Altaba Completes $5 Billion Buyback Ahead of Key Investor Meeting


Altaba, the former Yahoo!, completed a $5 billion share-repurchase program in late 2017 in its ongoing effort to return cash to shareholders and reduce the discount at which its shares trade to net asset value.
Altaba (ticker: AABA) disclosed the completion of the buyback program in its annual report, released late Monday. The company is scheduled to provide a strategic and financial presentation on Tuesday at 8:30 am EST.
There also was a sharp drop in the company's deferred tax liabilities to $15.7 billion on December 31st from $27.7 billion on September 30th due to the reduction in the corporate tax rate.
CEO Thomas McInerney is expected to discuss Altaba’s plans for the company’s stakes in Alibaba Group Holding (BABA) and Yahoo Japan (4689.Japan). This will mark the first public investor presentation by the company since Altaba sold its core Internet business to Verizon Communications(VZ) last June and became a closed-end investment company.

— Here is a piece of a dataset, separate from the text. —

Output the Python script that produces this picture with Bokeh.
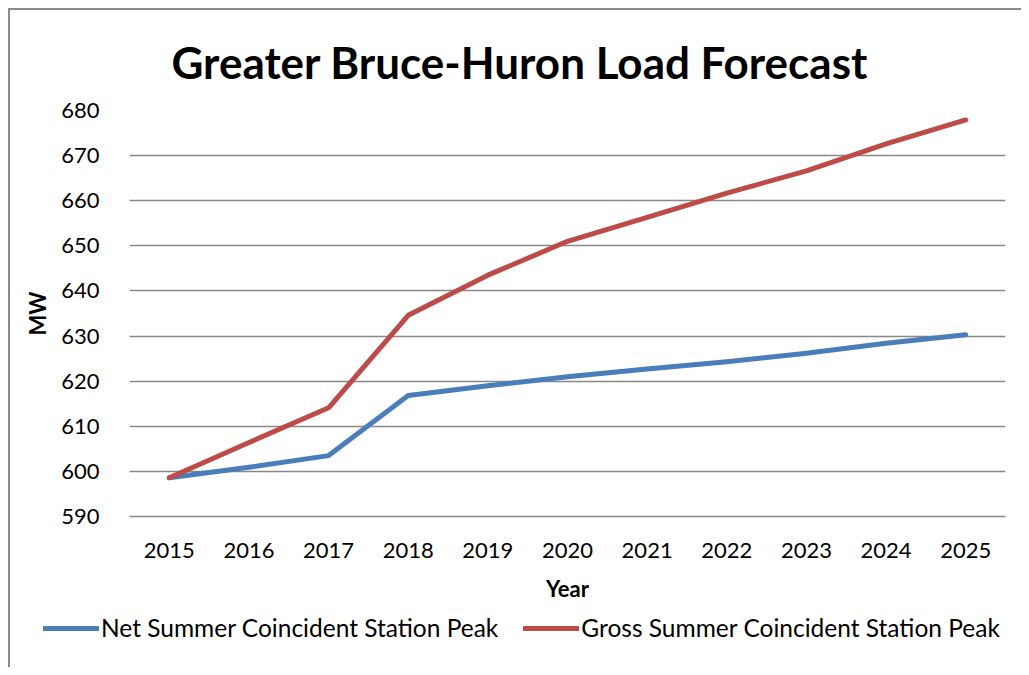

Altaba shares finished Monday at $78.08, up $0.32, and trade at a 26% discount to the company’s net asset value, calculated on Altaba’s website. Altaba had repurchased $3.3 billion of the $5 billion authorized buyback as of Nov. 16, 2017, and repurchased a further $1.7 billion by the end of 2017. Altaba’s board authorized a new $5 billion buyback program earlier this month.
Altaba’s two largest assets are its 15% stake in Alibaba – some 384 million shares – worth $74 billion, and a roughly 35% stake in Yahoo Japan worth $10 billion. Altaba said in the annual report that it plans to sell the Yahoo Japan stake “over time.” The company’s major decision concerns the Alibaba stake.
Barron’s has written favorably on Altaba as a cheap way to play Alibaba because of the large discount to NAV. Bulls argue the discount should be narrower than 26% and closer to the current corporate tax rate of 21%. If Altaba liquidated the Alibaba and Yahoo Japan stakes, it would be subject to taxes on the bulk of the proceeds.
The company ended 2017 with $4.3 billion in cash and equivalents and nearly $3 billion in net cash, reflecting $1.4 billion of convertible debt.